BloguesHugo Prévost

À la moulinette, tiens !

Il fallait s’y attendre, forcément, mais la mesure a de quoi faire hurler. C’était donc jour de budget, jeudi, et les citoyens les plus pessimistes craignaient déjà la grande faux budgétaire conservatrice, l’effrayant taux de compressions de 10 pour cent se profilant à l’horizon, telle une figure maléfique. Plus de peur que de mal, à l’arrivée, avec des réductions élevées, certes, mais dépassant seulement six pour cent, si l’on peut le dire ainsi.

Les grandes victimes sont toutefois, comme l’on s’y attendait, les organismes culturels et médiatiques. Archives Canada, l’Office national du film et Radio-Canada sont parmi ceux qui écopent le plus durement du tour de vis financier administré par le gouvernement Harper. La SRC, bien entendu, se voit amputée du dixième de son budget (environ 295 millions $ sur trois ans, écrit ProjetJ sur Twitter), elle qui avait déjà dû se départir d’une centaine de millions de dollars – et, accessoirement de plusieurs centaines d’employés – il y a quelques années.

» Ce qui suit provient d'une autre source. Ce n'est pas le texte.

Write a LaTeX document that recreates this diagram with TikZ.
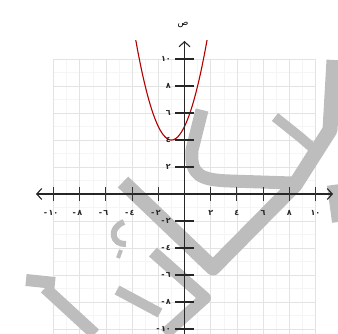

Ce qu’Ottawa vient confirmer, en continuant de saigner à blanc la société d’État, c’est que les arguments bassement électoralistes destinés à contenter les quelques électeurs de droite soi-disant ulcérés de verser moins de 100 $ par année par personne pour Radio-Canada ont davantage d’importance que l’idée de disposer d’un média national offrant des services à l’ensemble de la population. Hors de ma vue, organisme journalistique réputé au code d’éthique fouillé et solide; laissez plutôt la place, en réduisant le budget de la SRC, aux entreprises privées, de loin moins redevables envers l’État et ses organismes de régulation, à la fois en matière de dépenses et de normes éthiques.

Hors de ma vue, également, intégrité journalistique faisant école partout au pays, avec des moyens pancanadiens souvent irremplaçables en région reculée, place à l’idéologie, le plus souvent de droite, au sein d’un environnement où il est considéré normal d’habiller ses stagiaires en poulet pour insulter un ministre et où la propagande prends le pas sur les informations véridiques.

Hors de ma vue, enfin, une institution fondée il y a 75 ans sur des principes d’accessibilité, de multiculturalisme et de diversité, où la langue, la religion et l’orientation sexuelle des populations visées n’influent en rien sur l’intégrité et le professionnalisme.

Si Radio-Canada n’est pas à l’abri des erreurs, en journalisme comme dans d’autres domaines, la société d’État est toutefois un pilier de l’information au Québec comme ailleurs au pays, un organisme qui peut se permettre d’innover autant en matière de couverture culturelle et sociale qu’au niveau de l’information et de ses canaux de transmission, et ce justement parce que ses revenus ne dépendent pas, en majeure partie, des recettes publicitaires, et donc de l’audimat. En faisant passer le bien-être de l’individu avant le bien-être du peuple, les conservateurs sacrifient un géant médiatique de la façon la plus discrète qui soit : en lui creusant sous les pieds, petit à petit, jusqu’à ce qu’il s’effondre.

Lors d’une émission d’Infoman, Jean-René Dufort visitait justement Radio-Canada lors des portes ouvertes de l’institution dans le cadre des célébrations du 75e anniversaire. Dans une boîte de suggestions demandant aux passants d’inscrire de quelle façon ils voyaient la SRC dans 25 ans, M. Dufort a inscrit : « Fermée par les conservateurs ».